AIFM-sys / AIFM

AIFM: High-Performance, Application-Integrated Far Memory
MIT License
104 stars 34 forks source link

Sche.c preempt assertion error #4

Closed YangZhou1997 closed 3 years ago

YangZhou1997 commented 3 years ago

Hi, Zain

I understand this might not be a suitable place to ask, but I really want to get your help on shenango runtime. I encounter preempt assertion errors when I am modifying AIFM source code to add customized functionality.

[413.181084] CPU 02| <0> FATAL: runtime/sched.c:558 ASSERTION '(preempt_cnt & ~(1 << 31)) != 1' FAILED IN 'schedule'

Basically, I add some spin lock, cond_var, and use the TCP stack. The error looks to me that the preempt_cnt is not set suitably when threads get scheduled. But I feel that properly unlock every lock when exiting a function.

I wonder if you have any experiences of how this would happen. Can I just comment that assertion?

Best, Yang

zainryan commented 3 years ago

Hi do you have any lock being hold while rescheduling the thread? Thread rescheduling can happen both explicitly (e.g., you invoke thread_yield()) or implicitly (e.g., invokes TCP read/write).

YangZhou1997 commented 3 years ago

I just find that the error happens when the program call exit(0), which inside manager's deconstruct function, thread_yield() will be called.

Another quick question is that, you mention one thread cannot hold a lock when invoking TCP read/write? that sounds weird. My understanding is: thread normally acquires a lock for a buffer, then send it out through TCP, finally unlocks. Can you elaborate a bit on Shenango lock and TCP operations?

zainryan commented 3 years ago

Hi, when invoking things like TCP read, usually you have to wait for the incoming packets. Therefore, it will yield its core to regrant CPU resources to other threads for doing useful tasks. However, yielding the core with the lock held can usually cause a deadlock. That's because the new thread will try to acquire the lock and spin forever (since it's still held by the old thread).

This makes us decide that when acquiring the lock we always disable the preemption, and when resched we always check if the preemption is correctly set (i.e., enabled).

YangZhou1997 commented 3 years ago

That makes sense!

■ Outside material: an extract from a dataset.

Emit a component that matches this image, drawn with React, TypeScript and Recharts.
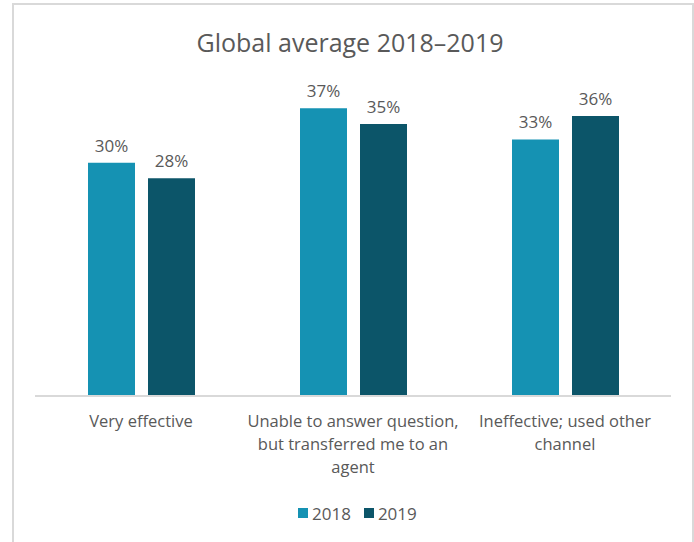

Beyond the TCP locking design, I also find that the TCP write will sometimes be stuck if you only use a single kthread but with two uthreads, even after I apply the patch you mention here: https://github.com/AIFM-sys/AIFM/issues/3#issuecomment-766522041. The stucking seems to disappear when I use two kthreads. Not sure if you have any comments on that.

zainryan commented 3 years ago

Yeah, it might be. I believe there is still some TCP window deadlock bug when you try to write a very large chunk of data. Keeping the data size below the usual window size would bypass the issue.

YangZhou1997 commented 3 years ago

I see. Thanks! Regarding the TCP stack, would Caladan or the original shenango provide better performance or stability? I was asking as I find when the object you want to send exceeds 64KB, the TCP write latency bumps from 25.6us (16KB) to 11969.8us.

zainryan commented 3 years ago

That's more like a bug that gets triggered when the TCP win is full. I'm not very sure if it has been fixed in the latest Caladan or Shenango repo, but you can have a try there. If it's still not working well, you can open an issue under the Calanda repo with your test code and configurations.

YangZhou1997 commented 3 years ago

Sounds good! Thanks!